Poster of the No Singaporeans Left Behind documentary I had directed |
While working in Singapore for six years, what was most powerfully evident to me was the capacity of the authoritarian state to continually deploy communicative inversions. Communicative inversions are symbolic resources that turn materiality on its head.
I crystallized much of my thinking on communicative inversion while working in Singapore, witnessing the academy as an extension of the state continually play this game of communicative inversions.
Even as I was being continually called into meetings with management regarding the work of my research team at the Center for Culture-centered Approach to Research and Evaluation (CARE) with migrant workers and with households experiencing poverty, I would be lectured by the management on how these meetings were really meant as friendly guidance.
When questioned about the attacks on my academic freedom, management would offer me polite stories about how my academic freedom was not really being threatened. It was just polite guidance to help me do my research better!

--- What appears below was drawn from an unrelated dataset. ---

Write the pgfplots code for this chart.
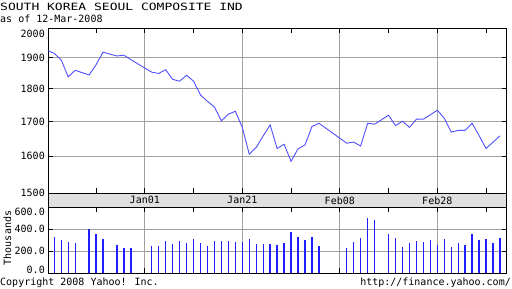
\documentclass[border=0pt]{standalone}
\usepackage{pgfplots}
\pgfplotsset{compat=1.18}
\usepackage{fontspec}
\setmainfont{DejaVu Sans Mono}
\newfontfamily\titlefont[FakeStretch=1.3]{DejaVu Sans Mono}
\definecolor{priceblue}{RGB}{80,80,255}
\definecolor{volblue}{RGB}{30,30,255}
\definecolor{gridgray}{RGB}{160,160,160}
\definecolor{bandgray}{RGB}{224,224,224}
\newcommand{\tf}{\fontsize{10bp}{12bp}\selectfont}

\pgfplotstableread{
idx val
0 1925
1 1915
2 1893
3 1838
4 1859
6 1844
7 1877
8 1919
10 1906
11 1909
12 1894
15 1853
16 1849
17 1861
18 1830
19 1824
20 1843
21 1824
22 1781
23 1761
24 1744
25 1702
26 1722
27 1731
28 1683
29 1606
30 1625
31 1658
32 1690
33 1622
34 1634
35 1586
36 1621
37 1632
38 1685
39 1695
43 1637
44 1640
45 1629
46 1695
47 1692
49 1719
50 1688
51 1701
52 1683
53 1707
54 1707
55 1720
56 1734
57 1710
58 1669
59 1674
60 1674
61 1695
62 1659
63 1622
64 1640
65 1658
}\pricetable

\pgfplotstableread{
idx vol
1 333
2 303
3 285
4 278
6 403
7 360
8 312
10 257
11 233
12 233
15 248
16 248
17 294
18 266
19 294
20 278
21 312
22 278
23 251
24 294
25 294
26 294
27 285
28 285
29 312
30 266
31 266
32 266
33 257
34 275
35 375
36 330
37 303
38 330
39 248
43 230
44 285
45 321
46 503
47 485
49 357
50 321
51 239
52 275
53 294
54 285
55 303
56 257
57 312
58 239
59 275
60 257
61 357
62 303
63 312
64 275
65 321
}\voltable

\begin{document}
\begin{tikzpicture}[x=1bp,y=1bp]
\useasboundingbox (0,0) rectangle (512,288);
\pgfplotsset{
 yahoo/.style={
  scale only axis, width=458.4bp, xmin=0.144, xmax=65.97,
  axis line style={line width=1bp, black},
  tick style={line width=1bp, black},
  major tick length=5bp, minor tick length=5bp,
  grid style={line width=1bp, gridgray},
  tick label style={font=\tf},
  anchor=south west,
 }}
\begin{axis}[yahoo, at={(48.3bp,94.7bp)}, height=164.8bp,
 ymode=log, ymin=1500, ymax=2000,
 ytick={1500,1600,1700,1800,1900,2000},
 yticklabels={1500,1600,1700,1800,1900,\raisebox{-8.65bp}[0pt][0pt]{2000}},
 minor y tick num=0,
 xtick={14,28,42,56}, xticklabel={\relax}, minor xtick={7,21,35,49,63},
 xmajorgrids, ymajorgrids]
\addplot[priceblue, line width=0.9bp, no markers] table[x=idx,y=val] {\pricetable};
\end{axis}
\begin{axis}[yahoo, at={(48.3bp,80.7bp)}, height=14bp,
 ymin=0, ymax=1, ytick=\empty,
 xtick={14,28,42,56}, xticklabels={Jan01,Jan21,Feb08,Feb28},
 major tick length=0bp,
 axis background/.style={fill=bandgray},
 xticklabel style={anchor=center, yshift=7bp}]
\end{axis}
\begin{axis}[yahoo, at={(48.3bp,14.7bp)}, height=66bp,
 ymin=0, ymax=600,
 ytick={0,200,400,600},
 yticklabels={\raisebox{-0.65bp}[0pt][0pt]{0.0},200.0,400.0,\raisebox{-8.65bp}[0pt][0pt]{600.0}},
 xtick={14,28,42,56}, xticklabel={\relax}, minor xtick={7,21,35,49,63},
 xmajorgrids, ymajorgrids]
\addplot[ycomb, volblue, line width=1.3bp, no markers] table[x=idx,y=vol] {\voltable};
\end{axis}
\node[anchor=base west, inner sep=0] at (0,277.3) {\titlefont\tf SOUTH KOREA SEOUL COMPOSITE IND};
\node[anchor=base west, inner sep=0] at (0,265.3) {\tf as of 12-Mar-2008};
\node[anchor=base west, inner sep=0] at (0,3) {\tf Copyright 2008 Yahoo! Inc.};
\node[anchor=base east, inner sep=0] at (511,3) {\tf http://finance.yahoo.com/};
\node[rotate=90, inner sep=0] at (7.5,50) {\tf Thousands};
\end{tikzpicture}
\end{document}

These communicative inversions around academic freedom were particularly salient given the management's outright reassurances to me regarding the freedom of my research team to pursue our research agenda on poverty and worker rights in the almost one year I spent negotiating the job over.
Even as I experienced various techniques of harassment for doing the work on poverty, the messages were framed as friendly advice, guidance, and facilitation. During and after one such meeting, it was communicated to me that I was not collaboratively working with the relevant Ministries even though the Ministries had reached out to me.
It didn't really matter that I had no written documentation of Ministries reaching out to collaborate, except one senior staff at a Ministry sending out emails to other senior staff in that and related Ministries about an underlying agenda of our research team because we were running a campaign.
Early career researchers who continued the work of the culture-centered approach (CCA) were asked to turn in their syllabi for review, were targeted with smear campaigns, and were derided for running campaigns. One of these early career researchers reached out to me asking for advice, letting me know that a senior scholar smirked at them, stating social justice and campaigns are not really the work of an academic center.
Fast forward six years, the Sustainable Development Goals have been further crystallized through rankings measuring Universities. The QS group that runs various rankings has now crafted rankings for SDGs. Asian universities chasing these rankings have also quickly shifted their game, now talking sustainability, social justice, and human rights. The language of social justice has started proliferating, offering various Asian twists around justice and human rights.
It is important that we read such twists and turns, framed as various forms of Asian-ness critically. In authoritarian climates where repression is perfected through communicative inversions, the turn to social justice is a performance, one that writes over, obfuscates, and erases multiple registers of oppression. Just ask these Asian scholars laying claims to social justice for receipts of public works and public statements on the deep injustices we witness within Asian authoritarianisms. In Singapore for instance, ask these scholars about their track records of public statements on the plight of migrant workers experiencing deep exploitation.
In the absence of any public record, the talk of social justice is a shiny facade. One that upholds and perpetuates extreme neoliberalism, punctuated as Asian difference.